Stream-Framework icon indicating copy to clipboard operation
Stream-Framework copied to clipboard

Escape semicolons

Open izhan opened this issue 9 years ago • 6 comments

I am currently running Stream-Framework with production data, and recently ran into an issue with how stream-framework serialize Aggregated Activities.

In aggregated_activity_serializer.py, we have the line check_reserved(serialized, [';', ';;']) that checks if the serialized values contain semicolons. My use case is creating notifications for when a user (actor) replies (verb) with a comment (object) to another comment (target). Due to the architecture of the current system, I currently include the body of the comment as extra_context to the activity. The comment body may contain semicolons as it is user-input, and a SerializationException is thrown upon serialization.

This PR simply escapes semicolons before deserialization, allowing for semicolons in activities. I've added semicolons in the extra_context of a test activity to verify that it is correctly escaping the semicolons.

izhan avatar Jul 22 '15 00:07 izhan

We've just hit this problem as well, is there any reason this can't be merged in?
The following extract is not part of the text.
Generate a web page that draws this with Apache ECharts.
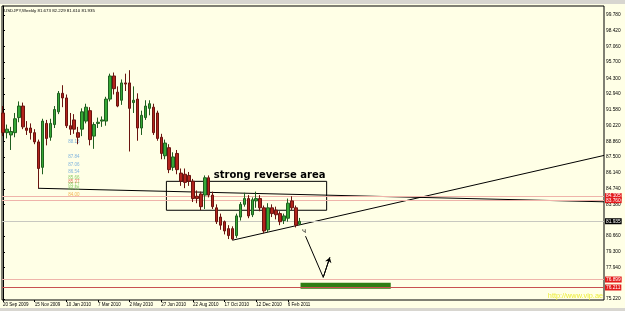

joealcorn avatar Sep 16 '15 10:09 joealcorn

this PR will break existing applications or make it impossible to upgrade without purging/updating all data in Redis.

tbarbugli avatar Sep 16 '15 15:09 tbarbugli

indeed, it's an unlikely edge case, but this will break for any existing activities that serializes into a string that ends with a backslash.
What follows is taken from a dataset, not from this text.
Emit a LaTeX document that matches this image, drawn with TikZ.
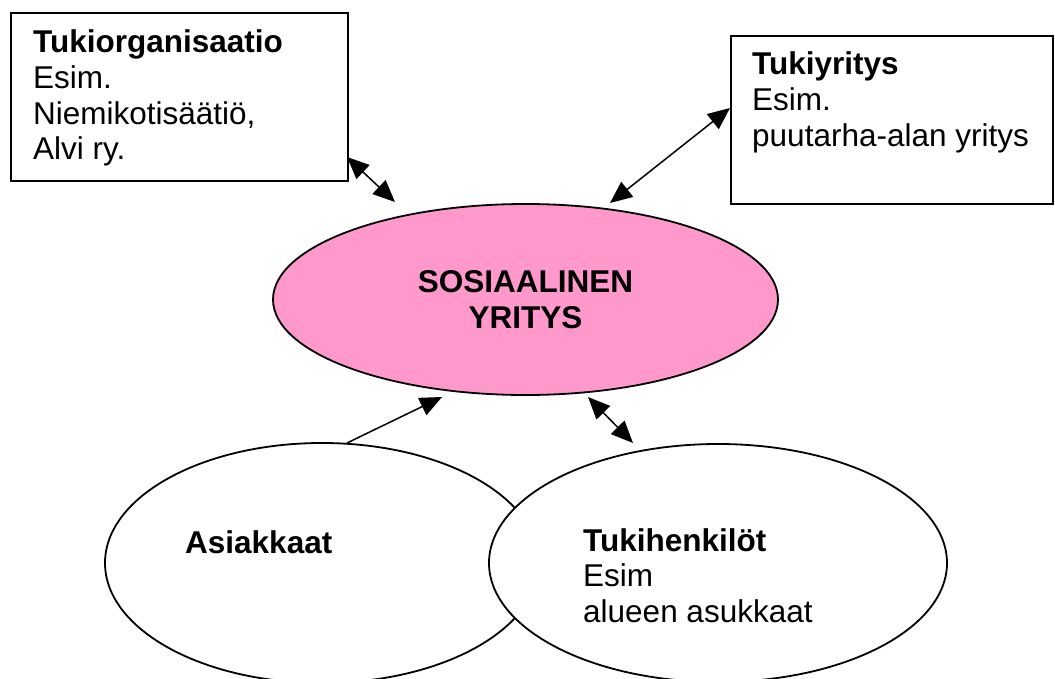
\documentclass[tikz,border=0pt]{standalone}
\usepackage{fontspec}
\setmainfont{Liberation Sans}
\usetikzlibrary{arrows.meta,shapes.geometric}
\definecolor{pinkfill}{RGB}{255,153,204}
\begin{document}
\begin{tikzpicture}[x=1pt,y=-1pt,
  every node/.style={font=\fontsize{31.5}{35.6}\selectfont},
  box/.style={draw, line width=2.2pt, inner sep=0pt, anchor=north west},
  txt/.style={anchor=base west, inner sep=0pt},
  oval/.style={ellipse, draw, line width=1.8pt, fill=white, inner sep=0pt},
  link/.style={line width=1.5pt, -{Triangle[length=22pt,width=19pt]}},
  link2/.style={line width=1.5pt, {Triangle[length=22pt,width=19pt]}-{Triangle[length=22pt,width=19pt]}}]
\useasboundingbox (0,0) rectangle (1055,679);

% boxes
\node[box, minimum width=337pt, minimum height=168pt] (org) at (10,12) {};
\node[txt] (orgtxt) at (33,53) {\begin{tabular}[t]{@{}l@{}}\textbf{Tukiorganisaatio}\\Esim.\\Niemikotisäätiö,\\Alvi ry.\end{tabular}};

\node[box, minimum width=322pt, minimum height=168pt] (yr) at (730,35) {};
\node[txt] (yrtxt) at (752,75) {\begin{tabular}[t]{@{}l@{}}\textbf{Tukiyritys}\\Esim.\\puutarha-alan yritys\end{tabular}};

% central ellipse
\node[oval, fill=pinkfill, minimum width=505pt, minimum height=191pt, align=center, font=\fontsize{31.5}{35.6}\selectfont\bfseries] (sos) at (525.5,299.5) {SOSIAALINEN\\YRITYS};

% lower ellipses
\node[oval, minimum width=434pt, minimum height=240pt] (asi) at (322,563) {};
\node[txt] (asitxt) at (185,553) {\textbf{Asiakkaat}};
\node[oval, minimum width=458pt, minimum height=238pt] (tuk) at (718,563) {};
\node[txt] (tuktxt) at (583,551) {\begin{tabular}[t]{@{}l@{}}\textbf{Tukihenkilöt}\\Esim\\alueen asukkaat\end{tabular}};

% connector ends
\coordinate (a1s) at (347,157);
\coordinate (a1e) at (395,202);
\coordinate (a2s) at (610,203);
\coordinate (a2e) at (730,108);
\coordinate (a3s) at (347,443);
\coordinate (a3e) at (442,397);
\coordinate (a4s) at (588,397);
\coordinate (a4e) at (633,443);

\draw[link2] (a1s) -- (a1e);
\draw[link2] (a2s) -- (a2e);
\draw[link] (a3s) -- (a3e);
\draw[link2] (a4s) -- (a4e);
\end{tikzpicture}
\end{document}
izhan avatar Sep 16 '15 16:09 izhan

Is there any updates? We've hit this problem as well. It stops us from using python3 with this awesome project.

The reason in default pickle version. By default python3 use version 3. But it's incompatible with existed data (at the moment we use python2 😄 ).

In python3

>>> import pickle 
>>> pickle.dumps({'user_id': 12313, 'meta_id':19003}).decode('latin1') 
'\x80\x03}q\x00(X\x07\x00\x00\x00user_idq\x01M\x190X\x07\x00\x00\x00meta_idq\x02M;Ju.'
>>> pickle.dumps({'user_id': 12313, 'meta_id':19003}, 0).decode('latin1') 
'(dp0\nVuser_id\np1\nL12313L\nsVmeta_id\np2\nL19003L\ns.'

In python2

>>> import pickle 
>>> pickle.dumps({'user_id': 12313, 'meta_id':19003})
"(dp0\nS'user_id'\np1\nI12313\nsS'meta_id'\np2\nI19003\ns."

EvgeneOskin avatar Apr 28 '17 04:04 EvgeneOskin

@EvgeneOskin how is this PR related to pickle output differences between Python 2 and Python 3?

tbarbugli avatar Apr 28 '17 09:04 tbarbugli

As far as I understand this pull request fix a fail when serialized string contains semicolon.

Also, I've solved my issue with custom ActivitySerializer and AggregatedSerializer.

class Base64ActivitySerializer(ActivitySerializer):

    def dumps(self, activity):
        serialized = super(Base64ActivitySerializer, self).dumps(activity)
        return base64.b64encode(serialized.encode('latin1')).decode('latin1')

    def loads(self, serialized):
        data = base64.b64decode(serialized.encode('latin1')).decode('latin1')
        return super(Base64ActivitySerializer, self).loads(data)


class FollowingSerializer(NotificationSerializer):

    activity_serializer_class = Base64ActivitySerializer

To me it would be nice to use json to serialize extra_context.

EvgeneOskin avatar Apr 28 '17 10:04 EvgeneOskin